Şu bizim KKTC siyaseti…
Renklidir.
Hızlıdır.
Hareketlidir.
Aynı zamanda dönektir. Hatta döndürek gibidir.
Dünü yoktur. Bugünü vardır.
Yarını Allah kerimdir.
Dünyayla bağı yok gibidir.
Yukarıya çıksan denize düşersin, aşağıya insen tele çarparsın.
Özker Hoca’nın davul/tokmak benzetmesine mazhar olmuştur.
Bir “Kıbrıs Sorunu” vardır ki, dillere destandır.
Sıkışanın dayandığı duvardır.
“Vatan Millet Sakarya”dır.
Mars’ta su bulunur, Kıbrıs’ta çözüm bulunmaz.
Tütün fabrikasından bozma meclisi vardır.
“Sayın başkan, sayın milletvekilleri” diye boş koltuklara nutuk atılan yerdir.
Ancak da yemin törenlerinde dolar.
Kesintisiz üç ay tatil yapar.
Esasen siyaset, meyhanelerde şekillenir.
Hükümetler orada kurulur, orada bozulur.
Hele seçim zamanı geldi mi, açık pazar gibidir.
Adeta transfer sezonuna benzer.
Bonservisli olanı da var serbest transfer olanı da.
Vaatler havada uçuşur, gerçekleştireni nadir görülür.
Ne peşkeşi biter ne peşrevi.
Sağı sola, solu sağa kaymıştır.
Muhalefette başka, iktidarda başkadır.
Beyaz sayfa açması bitmez.
Bölgeciliği meşhurdur.
Düşmanları barıştırır, kardeşleri küstürür.
O derece mühimdir bizim KKTC siyaseti.
Gelgelelim…
Hayatımızın parçasıdır. Onsuz yaşanmaz.
Kahvelerde muhabbetin bir numaralı mevzusudur.
Sohbete başlama sebebidir.
“Hiç ilgilenmem” diyenin bile hakkında roman yazabildiğidir.

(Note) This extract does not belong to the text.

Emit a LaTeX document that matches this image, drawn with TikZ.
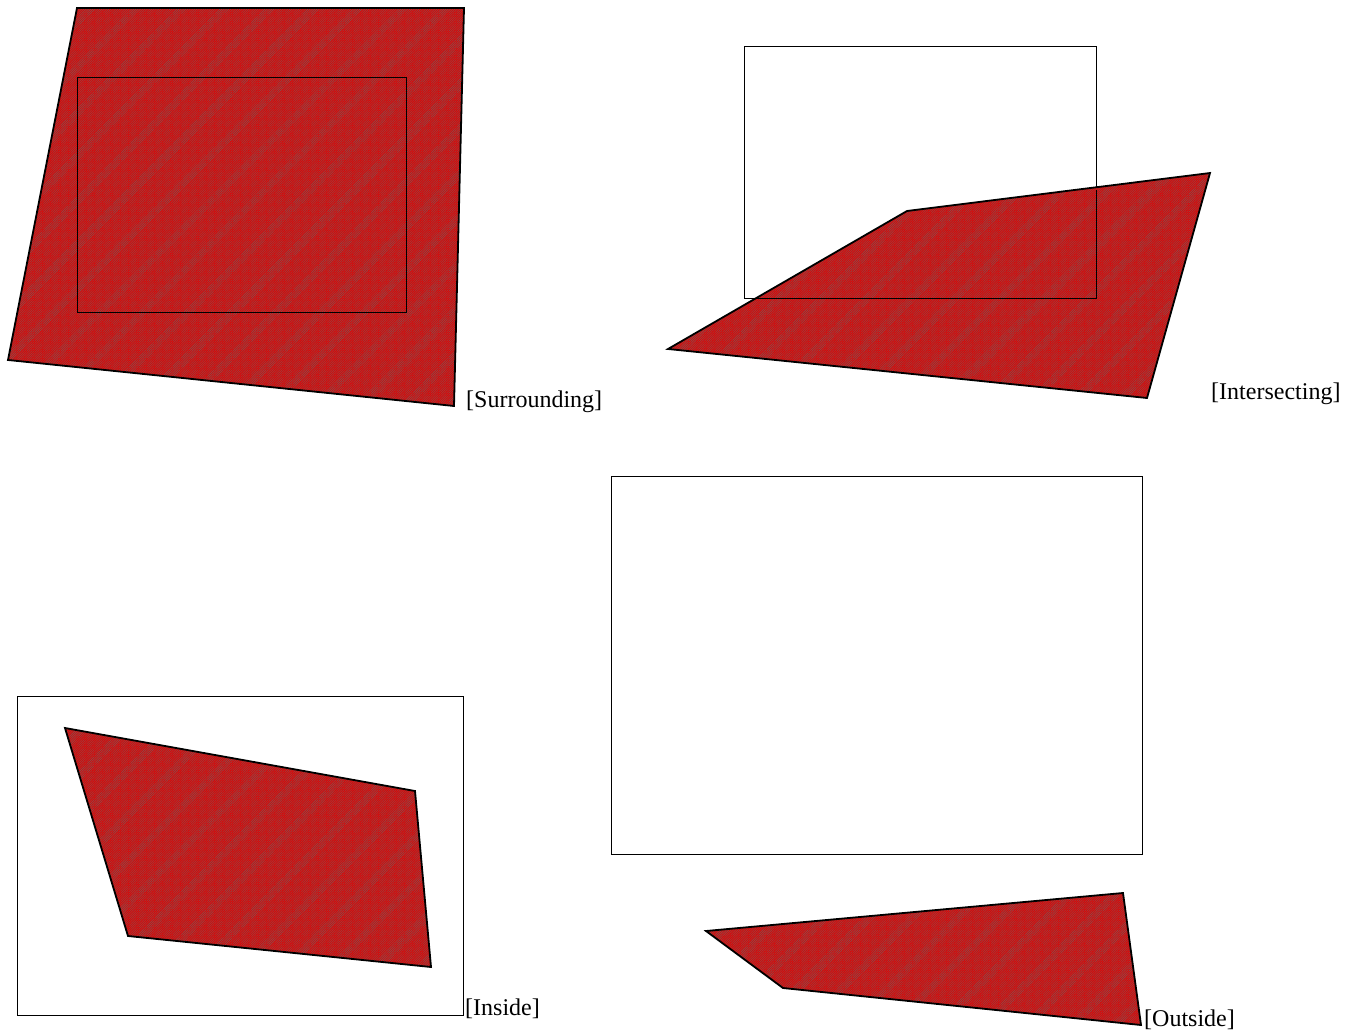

TV programlarının vazgeçilmezidir.
Gazetelerin manşetidir.
Sosyal medyanın en iyi malzemesidir.
İşin aslı, mecburiyetimizdir.
Ülkeyi yönetmelidir..
Ekonomiyi canlandırması elzemdir.
Herkese eşit muamele etmek gerekir.
Daireleri verimli, kurumları düzgün çalışabilir.
Bunları başarması zor değildir.
Kararlılık ve irade gerektirir.
Bu kararlılık ve irade ülke sevgisiyle birleşirse, evet, yapılabilir.
Hem de bu ülkede çok güzel işler yapılabilir.